At a closing banquet, the two of us, who were essentially tea-totallers (i.e., non-drinkers), found ourselves outnumbered about 10:1 by a cheerful group of vodka-drinking Russians who introduced us to the wonderful Russian tradition of offering toasts and who taught us our first Russian word. Noticing that we hardly sipped our vodka during toasts, our hosts good-naturedly spoke the word “chuit-chuit,” which evidently meant “a little bit.”

As we rode the train back to Moscow, accompanied by Chernyshev, Bidylo, and Gerdova, we were introduced to the Russian tradition of writing sentiments on the back of photographs. These captured the hopes that the visit had brought to all of us, and also showed that the shadow of Andre Sakharov was looming over us. Chernyshev wrote, “Let us try together to solve the problem [fusion] to which Andre Sakharov gave so much forces and his soul.” On a picture of us in front of Sakharov’s house, Bidylo wrote “Let this house which stays on Sarova land and the person who lived and worked in this house remind us that we choose the correct way of our activity.” I wrote, in part, “to predict where our mutual interests will lead us, of course, is impossible. Wherever it leads, we will share the satisfaction that we tried.”
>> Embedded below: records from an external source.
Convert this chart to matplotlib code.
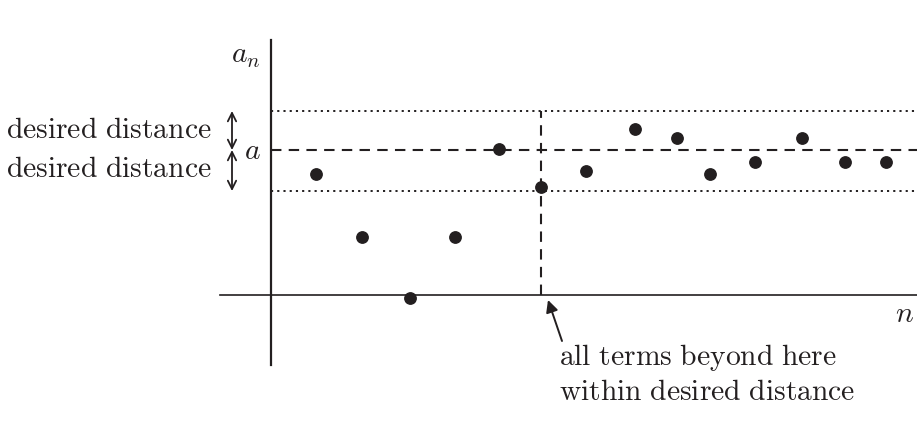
import matplotlib
matplotlib.use("Agg")
import matplotlib.pyplot as plt

# Data
n_vals = [1.0, 2.02, 3.09, 4.09, 5.07, 6.0, 7.0, 8.09, 9.02, 9.76, 10.76, 11.8, 12.76, 13.66]
a_vals = [0.834, 0.40, -0.02, 0.40, 1.007, 0.745, 0.855, 1.145, 1.083, 0.834, 0.917, 1.083, 0.917, 0.917]
limit_a = 1.0
eps_up = 0.269
eps_dn = 0.283
N_cut = 6.0
labels_left = ["desired distance", "desired distance"]
note_text = "all terms beyond here\nwithin desired distance"

ink = "#231f20"
plt.rcParams['mathtext.fontset'] = 'cm'

fig = plt.figure(figsize=(9.17, 4.35), dpi=100)
ax = fig.add_axes([0, 0, 1, 1])
ax.set_xlim(-271/45, (917-271)/45)
ax.set_ylim(-139/145, 296/145)
ax.axis('off')

# axes lines
ax.plot([0, 0], [-0.48, 1.76], color=ink, lw=1.6)
ax.plot([-1.13, 14.4], [0, 0], color=ink, lw=1.2)

# band lines
ax.plot([0, 14.4], [limit_a + eps_up]*2, color=ink, lw=1.4, ls=(0, (1.1, 2.1)))
ax.plot([0, 14.4], [limit_a - eps_dn]*2, color=ink, lw=1.4, ls=(0, (1.1, 2.1)))
ax.plot([0, 14.4], [limit_a]*2, color=ink, lw=1.5, ls=(0, (5, 3.5)))
ax.plot([N_cut, N_cut], [0, limit_a + eps_up], color=ink, lw=1.5, ls=(0, (5, 3.5)))

# points
ax.plot(n_vals, a_vals, 'o', color=ink, ms=8.2, mec=ink)

# double arrows
xa = -39/45
ax.annotate('', xy=(xa, limit_a + eps_up), xytext=(xa, limit_a),
            arrowprops=dict(arrowstyle='<->', color=ink, lw=1.3, mutation_scale=15, shrinkA=0, shrinkB=0))
ax.annotate('', xy=(xa, limit_a - eps_dn), xytext=(xa, limit_a),
            arrowprops=dict(arrowstyle='<->', color=ink, lw=1.3, mutation_scale=15, shrinkA=0, shrinkB=0))

fs = 21.3
ax.text(-59/45, limit_a + 0.15, r'$\mathrm{' + labels_left[0].replace(' ', r'\ ') + '}$',
        ha='right', va='center', fontsize=fs, color=ink)
ax.text(-59/45, limit_a - 0.12, r'$\mathrm{' + labels_left[1].replace(' ', r'\ ') + '}$',
        ha='right', va='center', fontsize=fs, color=ink)
ax.text(-10/45, limit_a, r'$a$', ha='right', va='center', fontsize=fs, color=ink)
ax.text(-10/45, 1.66, r'$a_n$', ha='right', va='center', fontsize=fs, color=ink)
ax.text(14.3, -0.12, r'$n$', ha='right', va='center', fontsize=fs, color=ink)

lines = note_text.split('\n')
for i, ln in enumerate(lines):
    ax.text(288/45, -62/145 - i*34/145, r'$\mathrm{' + ln.replace(' ', r'\ ') + '}$',
            ha='left', va='center', fontsize=fs, color=ink)

ax.annotate('', xy=(N_cut + 7/45, -5/145), xytext=(N_cut + 21/45, -46/145),
            arrowprops=dict(arrowstyle='-|>', color=ink, lw=1.4, mutation_scale=18, shrinkA=0, shrinkB=0))

fig.savefig('out.png', dpi=100)
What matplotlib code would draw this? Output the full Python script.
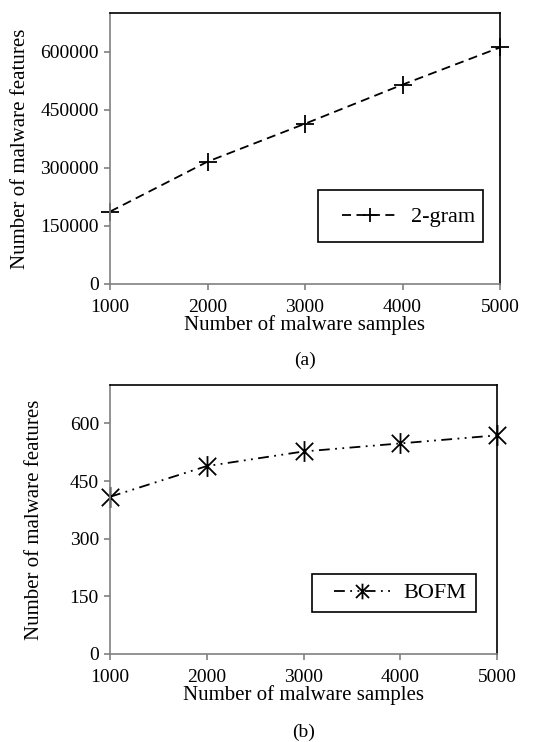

Two men standing out in the cold. One does a thumbs-up with one hand

Fig.5. Lindemuth (l) and Reinovsky stand in front of the house once occupied by Nobel Peace Laureate Andrey D. Sakharov, who died just a few months after the Megagauss-V conference. We have always wondered what Sakharov would think of the LANL/VNIIEF collaboration (Sarov, January 1992).

When I returned home to College Station, Texas, where I was then a visiting professor of nuclear engineering at Texas A&M University on a year’s sabbatical leave from LANL, I discovered a small plaster figurine in my suitcase. Totally baffled at the figurine’s origin, I called Bob, who explained that figurines had been given to us at a Sarov art school. I had no memory whatsoever of the art school and had totally blanked out the visit, evidently due to a combination of jet-lag and the very emotional impact of the visit to school #2 that had preceded the visit to the art school.

After seeing poor quality presentation equipment and materials at the Zababahkin Talks, one of our recommendations upon our return was for the U.S. to send a “boxcar full of paper” and other equipment and materials to Russian scientists. Within a few years, we were able to provide our collaborators with computers and printers that had more capability than they had available at the time.